[What you have to do]
Without the pictures, return all of the material exactly as written.

[Provided material]
— BEGIN —

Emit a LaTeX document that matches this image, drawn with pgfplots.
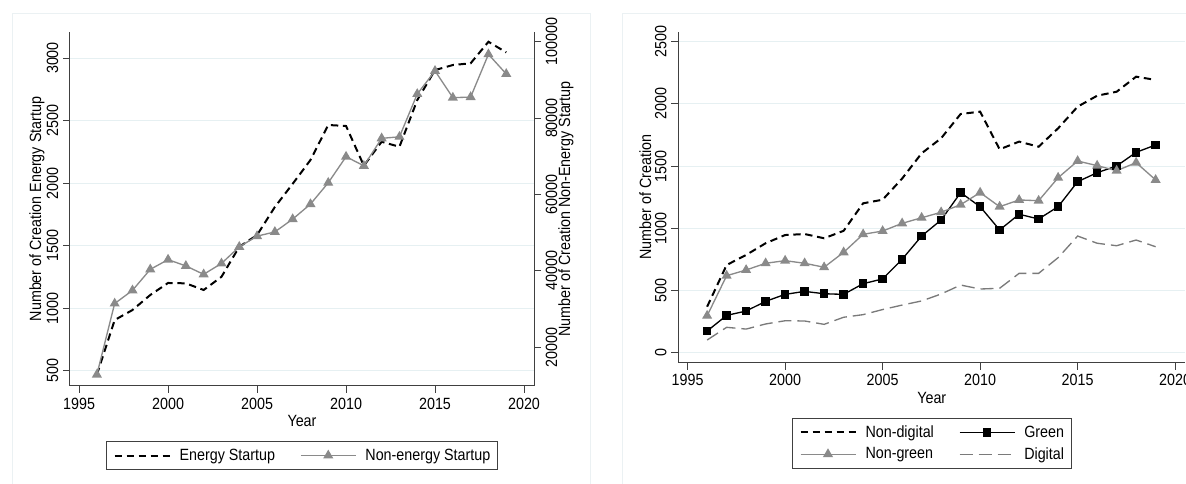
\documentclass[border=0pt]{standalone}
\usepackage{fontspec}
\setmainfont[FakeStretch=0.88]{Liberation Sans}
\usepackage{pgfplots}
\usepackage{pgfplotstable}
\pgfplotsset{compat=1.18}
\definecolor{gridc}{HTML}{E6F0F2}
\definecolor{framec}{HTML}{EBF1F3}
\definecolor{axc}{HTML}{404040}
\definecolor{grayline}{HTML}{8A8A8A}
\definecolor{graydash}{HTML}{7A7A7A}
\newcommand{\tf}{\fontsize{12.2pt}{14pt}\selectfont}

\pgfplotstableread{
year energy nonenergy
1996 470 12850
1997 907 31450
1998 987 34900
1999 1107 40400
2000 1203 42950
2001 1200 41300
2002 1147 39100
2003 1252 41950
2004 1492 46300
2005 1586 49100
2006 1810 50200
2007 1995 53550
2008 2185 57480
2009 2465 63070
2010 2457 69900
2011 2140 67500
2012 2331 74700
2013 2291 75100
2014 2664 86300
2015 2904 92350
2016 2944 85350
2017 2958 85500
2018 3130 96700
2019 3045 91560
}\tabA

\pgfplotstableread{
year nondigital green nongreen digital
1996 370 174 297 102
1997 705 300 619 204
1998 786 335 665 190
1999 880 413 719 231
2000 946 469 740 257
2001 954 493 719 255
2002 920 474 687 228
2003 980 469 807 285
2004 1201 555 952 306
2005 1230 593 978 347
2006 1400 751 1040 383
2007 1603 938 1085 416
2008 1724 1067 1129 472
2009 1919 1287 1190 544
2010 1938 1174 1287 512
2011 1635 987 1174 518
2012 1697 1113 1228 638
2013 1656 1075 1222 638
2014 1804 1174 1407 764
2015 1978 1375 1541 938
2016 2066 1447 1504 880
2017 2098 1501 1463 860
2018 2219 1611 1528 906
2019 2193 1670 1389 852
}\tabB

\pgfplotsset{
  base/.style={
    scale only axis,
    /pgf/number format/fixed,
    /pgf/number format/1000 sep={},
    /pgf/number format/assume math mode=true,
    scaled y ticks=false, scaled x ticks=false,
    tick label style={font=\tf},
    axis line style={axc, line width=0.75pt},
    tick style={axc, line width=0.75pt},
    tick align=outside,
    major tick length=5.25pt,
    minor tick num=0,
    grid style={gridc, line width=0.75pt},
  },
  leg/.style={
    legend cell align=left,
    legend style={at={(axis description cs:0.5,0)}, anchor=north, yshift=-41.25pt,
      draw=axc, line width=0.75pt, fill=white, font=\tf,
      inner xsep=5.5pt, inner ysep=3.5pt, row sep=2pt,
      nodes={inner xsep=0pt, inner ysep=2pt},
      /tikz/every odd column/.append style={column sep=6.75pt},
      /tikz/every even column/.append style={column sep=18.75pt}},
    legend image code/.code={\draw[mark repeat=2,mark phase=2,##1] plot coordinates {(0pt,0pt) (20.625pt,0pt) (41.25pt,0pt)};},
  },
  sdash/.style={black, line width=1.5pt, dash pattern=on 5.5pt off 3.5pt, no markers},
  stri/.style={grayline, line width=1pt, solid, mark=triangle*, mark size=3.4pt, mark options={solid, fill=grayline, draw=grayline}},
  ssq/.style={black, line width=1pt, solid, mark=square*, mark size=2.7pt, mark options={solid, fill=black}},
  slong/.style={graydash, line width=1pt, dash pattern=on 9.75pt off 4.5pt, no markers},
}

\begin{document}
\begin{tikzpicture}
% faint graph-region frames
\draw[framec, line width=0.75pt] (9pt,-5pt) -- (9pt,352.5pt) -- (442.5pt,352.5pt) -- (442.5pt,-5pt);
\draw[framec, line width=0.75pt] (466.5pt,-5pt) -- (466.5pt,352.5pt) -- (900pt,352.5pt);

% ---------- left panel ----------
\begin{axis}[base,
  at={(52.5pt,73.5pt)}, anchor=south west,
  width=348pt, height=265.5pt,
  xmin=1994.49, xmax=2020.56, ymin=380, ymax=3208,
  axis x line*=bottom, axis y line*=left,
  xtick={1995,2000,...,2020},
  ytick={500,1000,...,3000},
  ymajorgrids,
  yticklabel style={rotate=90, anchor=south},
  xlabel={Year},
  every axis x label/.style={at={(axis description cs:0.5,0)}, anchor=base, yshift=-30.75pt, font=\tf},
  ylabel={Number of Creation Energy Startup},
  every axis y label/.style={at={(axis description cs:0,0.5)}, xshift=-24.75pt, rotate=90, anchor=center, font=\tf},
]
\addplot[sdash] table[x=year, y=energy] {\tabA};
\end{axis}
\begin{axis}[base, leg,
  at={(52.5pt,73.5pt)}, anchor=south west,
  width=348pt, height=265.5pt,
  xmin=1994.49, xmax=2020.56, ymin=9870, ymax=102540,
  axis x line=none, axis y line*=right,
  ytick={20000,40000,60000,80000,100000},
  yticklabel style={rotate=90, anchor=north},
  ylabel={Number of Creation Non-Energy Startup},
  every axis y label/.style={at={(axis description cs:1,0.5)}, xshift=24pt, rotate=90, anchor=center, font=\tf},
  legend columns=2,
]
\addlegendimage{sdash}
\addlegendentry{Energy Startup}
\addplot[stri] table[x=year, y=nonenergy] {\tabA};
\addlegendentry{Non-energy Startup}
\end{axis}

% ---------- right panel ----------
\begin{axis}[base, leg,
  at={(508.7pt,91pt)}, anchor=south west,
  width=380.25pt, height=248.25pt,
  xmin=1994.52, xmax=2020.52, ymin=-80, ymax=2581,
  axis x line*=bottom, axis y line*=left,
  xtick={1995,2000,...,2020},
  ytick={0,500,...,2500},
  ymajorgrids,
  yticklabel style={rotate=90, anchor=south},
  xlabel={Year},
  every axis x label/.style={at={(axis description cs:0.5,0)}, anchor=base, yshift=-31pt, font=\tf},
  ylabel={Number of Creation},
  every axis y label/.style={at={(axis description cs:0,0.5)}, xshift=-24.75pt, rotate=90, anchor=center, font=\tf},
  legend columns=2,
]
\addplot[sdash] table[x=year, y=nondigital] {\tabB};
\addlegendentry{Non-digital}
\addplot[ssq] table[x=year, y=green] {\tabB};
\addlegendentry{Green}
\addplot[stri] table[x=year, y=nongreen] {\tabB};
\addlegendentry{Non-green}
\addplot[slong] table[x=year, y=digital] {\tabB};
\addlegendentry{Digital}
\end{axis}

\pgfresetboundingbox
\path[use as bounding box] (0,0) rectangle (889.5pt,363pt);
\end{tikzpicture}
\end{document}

— END —

[Complete response]
Emit a LaTeX document that matches this image, drawn with pgfplots.
\documentclass[border=0pt]{standalone}
\usepackage{fontspec}
\setmainfont[FakeStretch=0.88]{Liberation Sans}
\usepackage{pgfplots}
\usepackage{pgfplotstable}
\pgfplotsset{compat=1.18}
\definecolor{gridc}{HTML}{E6F0F2}
\definecolor{framec}{HTML}{EBF1F3}
\definecolor{axc}{HTML}{404040}
\definecolor{grayline}{HTML}{8A8A8A}
\definecolor{graydash}{HTML}{7A7A7A}
\newcommand{\tf}{\fontsize{12.2pt}{14pt}\selectfont}

\pgfplotstableread{
year energy nonenergy
1996 470 12850
1997 907 31450
1998 987 34900
1999 1107 40400
2000 1203 42950
2001 1200 41300
2002 1147 39100
2003 1252 41950
2004 1492 46300
2005 1586 49100
2006 1810 50200
2007 1995 53550
2008 2185 57480
2009 2465 63070
2010 2457 69900
2011 2140 67500
2012 2331 74700
2013 2291 75100
2014 2664 86300
2015 2904 92350
2016 2944 85350
2017 2958 85500
2018 3130 96700
2019 3045 91560
}\tabA

\pgfplotstableread{
year nondigital green nongreen digital
1996 370 174 297 102
1997 705 300 619 204
1998 786 335 665 190
1999 880 413 719 231
2000 946 469 740 257
2001 954 493 719 255
2002 920 474 687 228
2003 980 469 807 285
2004 1201 555 952 306
2005 1230 593 978 347
2006 1400 751 1040 383
2007 1603 938 1085 416
2008 1724 1067 1129 472
2009 1919 1287 1190 544
2010 1938 1174 1287 512
2011 1635 987 1174 518
2012 1697 1113 1228 638
2013 1656 1075 1222 638
2014 1804 1174 1407 764
2015 1978 1375 1541 938
2016 2066 1447 1504 880
2017 2098 1501 1463 860
2018 2219 1611 1528 906
2019 2193 1670 1389 852
}\tabB

\pgfplotsset{
  base/.style={
    scale only axis,
    /pgf/number format/fixed,
    /pgf/number format/1000 sep={},
    /pgf/number format/assume math mode=true,
    scaled y ticks=false, scaled x ticks=false,
    tick label style={font=\tf},
    axis line style={axc, line width=0.75pt},
    tick style={axc, line width=0.75pt},
    tick align=outside,
    major tick length=5.25pt,
    minor tick num=0,
    grid style={gridc, line width=0.75pt},
  },
  leg/.style={
    legend cell align=left,
    legend style={at={(axis description cs:0.5,0)}, anchor=north, yshift=-41.25pt,
      draw=axc, line width=0.75pt, fill=white, font=\tf,
      inner xsep=5.5pt, inner ysep=3.5pt, row sep=2pt,
      nodes={inner xsep=0pt, inner ysep=2pt},
      /tikz/every odd column/.append style={column sep=6.75pt},
      /tikz/every even column/.append style={column sep=18.75pt}},
    legend image code/.code={\draw[mark repeat=2,mark phase=2,##1] plot coordinates {(0pt,0pt) (20.625pt,0pt) (41.25pt,0pt)};},
  },
  sdash/.style={black, line width=1.5pt, dash pattern=on 5.5pt off 3.5pt, no markers},
  stri/.style={grayline, line width=1pt, solid, mark=triangle*, mark size=3.4pt, mark options={solid, fill=grayline, draw=grayline}},
  ssq/.style={black, line width=1pt, solid, mark=square*, mark size=2.7pt, mark options={solid, fill=black}},
  slong/.style={graydash, line width=1pt, dash pattern=on 9.75pt off 4.5pt, no markers},
}

\begin{document}
\begin{tikzpicture}
% faint graph-region frames
\draw[framec, line width=0.75pt] (9pt,-5pt) -- (9pt,352.5pt) -- (442.5pt,352.5pt) -- (442.5pt,-5pt);
\draw[framec, line width=0.75pt] (466.5pt,-5pt) -- (466.5pt,352.5pt) -- (900pt,352.5pt);

% ---------- left panel ----------
\begin{axis}[base,
  at={(52.5pt,73.5pt)}, anchor=south west,
  width=348pt, height=265.5pt,
  xmin=1994.49, xmax=2020.56, ymin=380, ymax=3208,
  axis x line*=bottom, axis y line*=left,
  xtick={1995,2000,...,2020},
  ytick={500,1000,...,3000},
  ymajorgrids,
  yticklabel style={rotate=90, anchor=south},
  xlabel={Year},
  every axis x label/.style={at={(axis description cs:0.5,0)}, anchor=base, yshift=-30.75pt, font=\tf},
  ylabel={Number of Creation Energy Startup},
  every axis y label/.style={at={(axis description cs:0,0.5)}, xshift=-24.75pt, rotate=90, anchor=center, font=\tf},
]
\addplot[sdash] table[x=year, y=energy] {\tabA};
\end{axis}
\begin{axis}[base, leg,
  at={(52.5pt,73.5pt)}, anchor=south west,
  width=348pt, height=265.5pt,
  xmin=1994.49, xmax=2020.56, ymin=9870, ymax=102540,
  axis x line=none, axis y line*=right,
  ytick={20000,40000,60000,80000,100000},
  yticklabel style={rotate=90, anchor=north},
  ylabel={Number of Creation Non-Energy Startup},
  every axis y label/.style={at={(axis description cs:1,0.5)}, xshift=24pt, rotate=90, anchor=center, font=\tf},
  legend columns=2,
]
\addlegendimage{sdash}
\addlegendentry{Energy Startup}
\addplot[stri] table[x=year, y=nonenergy] {\tabA};
\addlegendentry{Non-energy Startup}
\end{axis}

% ---------- right panel ----------
\begin{axis}[base, leg,
  at={(508.7pt,91pt)}, anchor=south west,
  width=380.25pt, height=248.25pt,
  xmin=1994.52, xmax=2020.52, ymin=-80, ymax=2581,
  axis x line*=bottom, axis y line*=left,
  xtick={1995,2000,...,2020},
  ytick={0,500,...,2500},
  ymajorgrids,
  yticklabel style={rotate=90, anchor=south},
  xlabel={Year},
  every axis x label/.style={at={(axis description cs:0.5,0)}, anchor=base, yshift=-31pt, font=\tf},
  ylabel={Number of Creation},
  every axis y label/.style={at={(axis description cs:0,0.5)}, xshift=-24.75pt, rotate=90, anchor=center, font=\tf},
  legend columns=2,
]
\addplot[sdash] table[x=year, y=nondigital] {\tabB};
\addlegendentry{Non-digital}
\addplot[ssq] table[x=year, y=green] {\tabB};
\addlegendentry{Green}
\addplot[stri] table[x=year, y=nongreen] {\tabB};
\addlegendentry{Non-green}
\addplot[slong] table[x=year, y=digital] {\tabB};
\addlegendentry{Digital}
\end{axis}

\pgfresetboundingbox
\path[use as bounding box] (0,0) rectangle (889.5pt,363pt);
\end{tikzpicture}
\end{document}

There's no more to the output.